Il Milan vince lo scudetto nel 2004, un anno dopo aver rivinto anche la Coppa Italia dopo 26 anni di attesa, peraltro l’ultima nella storia milanista. L’ultimo Milan che domina l’Europa perde clamorosamente la finale di Istanbul contro il Liverpool nel 2005, ma vince quella di Atene due anni dopo sempre contro gli inglesi; Berlusconi è in tribuna, accanto a lui Galliani si agita, sbraccia, è stravolto come al solito, mentre il presidente sorride compiaciuto, non si sa se a farlo ridere sia la vittoria del Milan o le facce dell’amministratore delegato. Silvio Berlusconi si fa più anziano, spesso i figli gli consigliano di vendere il Milan o quantomeno di star più lontano, la politica, le vicende giudiziarie, tutto sembra allontanare il patron dai rossoneri, ma il cuore è lì, lui va meno allo stadio ma non smette di sorprendere: nel 2010 sceglie Massimiliano Allegri che molti dicono sia comunista, ma assieme al tecnico livornese arriva pure Zlatan Ibrahimovic, l’ultima perla milanista del Cavaliere: lo svedese viene e vince lo scudetto, resterà per sempre legato ai rossoneri, anche quando Berlusconi lo cede al Paris Saint Germain, ai nuovi Berlusconi, quelli d’oriente, quelli del nuovo mondo e del nuovo calcio.
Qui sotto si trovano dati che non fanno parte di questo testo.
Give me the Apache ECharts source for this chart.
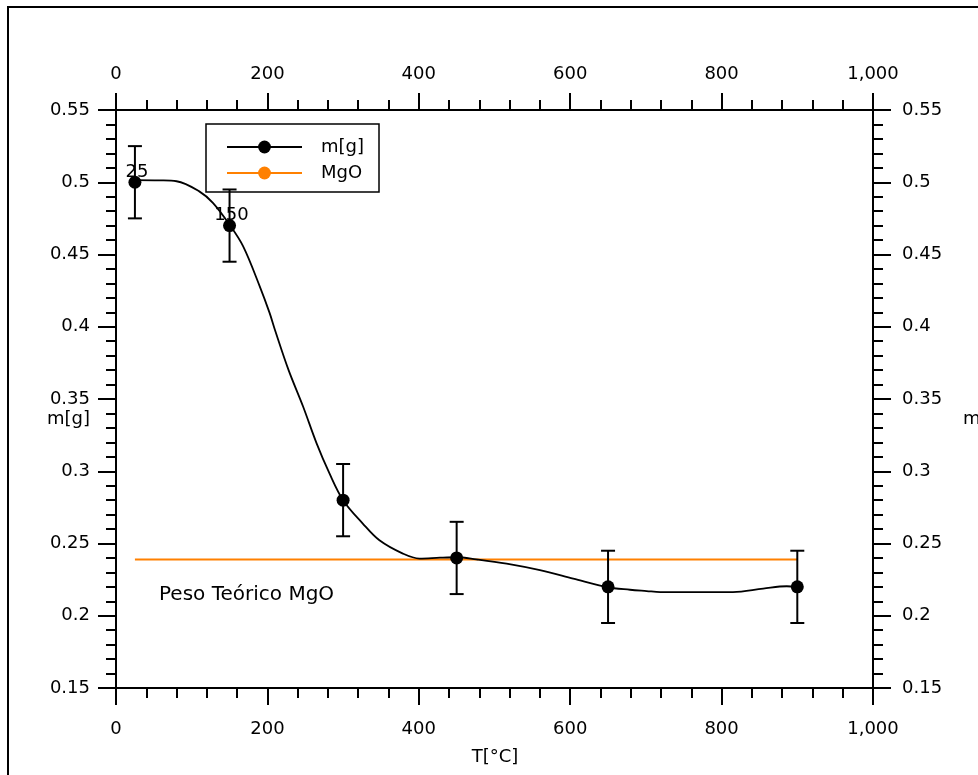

L’ultima avventura calcistica è il Monza, è una vittoria anche quella: promozioni in C, in B e quella serie A conquistata per la prima volta dai brianzoli in 110 anni di storia. Ma Berlusconi nella sua ultima intervista a marzo ammette: “Sono felice quando il Monza vince, ma non è ancora nel mio cuore, là c’è sempre il Milan“. Già, il Milan: 8 scudetti, 5 Coppe Campioni….bla bla bla, i numeri sono noti, li sciorinava anche lui ghignando e beandosi di essere stato il presidente più vincente della storia del calcio con 29 trofei in 31 anni di presidenza, con una squadra presa in difficoltà ed elevata fino a diventare la più titolata al mondo. C’è stato un momento, fra il 1992 ed il 1996, in cui il Milan comprava tutti, come oggi fanno Paris Saint Germain e Manchester City, come nei primi anni duemila faceva il Real Madrid: chi è candidato al Pallone d’Oro, George Weah? Eccolo in rossonero. Roberto Baggio è in rotta con la Juventus? Eccolo in rossonero. Brian Laudrup può diventare più forte del fratello ed interessa a mezza Europa? Eccolo in rossonero. Molti si annoiavano a veder vincere sempre e solo il Milan, ma i milanisti non si annoiavano per niente, anzi, si divertivano quando la loro squadra stabiliva il record (tuttora imbattuto) di 58 gare consecutive senza sconfitte.

Su Silvio Berlusconi la si può pensare in qualsiasi modo: al di là dell’uomo, del politico, al di là delle polemiche e delle controversie, il presidente di calcio ha costruito qualcosa di unico, non soltanto la squadra più forte di tutti i tempi, ma una mentalità che è servita di insegnamento anche ad altri. La morte di Berlusconi ha chiuso un’epoca in diversi ambiti, i nostalgici del calcio, comunque la pensino, perdono quel presidente che ha tirato una linea fra il pallone classico degli anni settanta e la rivoluzione degli anni novanta. E’ la storia irripetibile di un presidente e di una squadra che non ci saranno più ma che resteranno unici e indissolubili nella leggenda.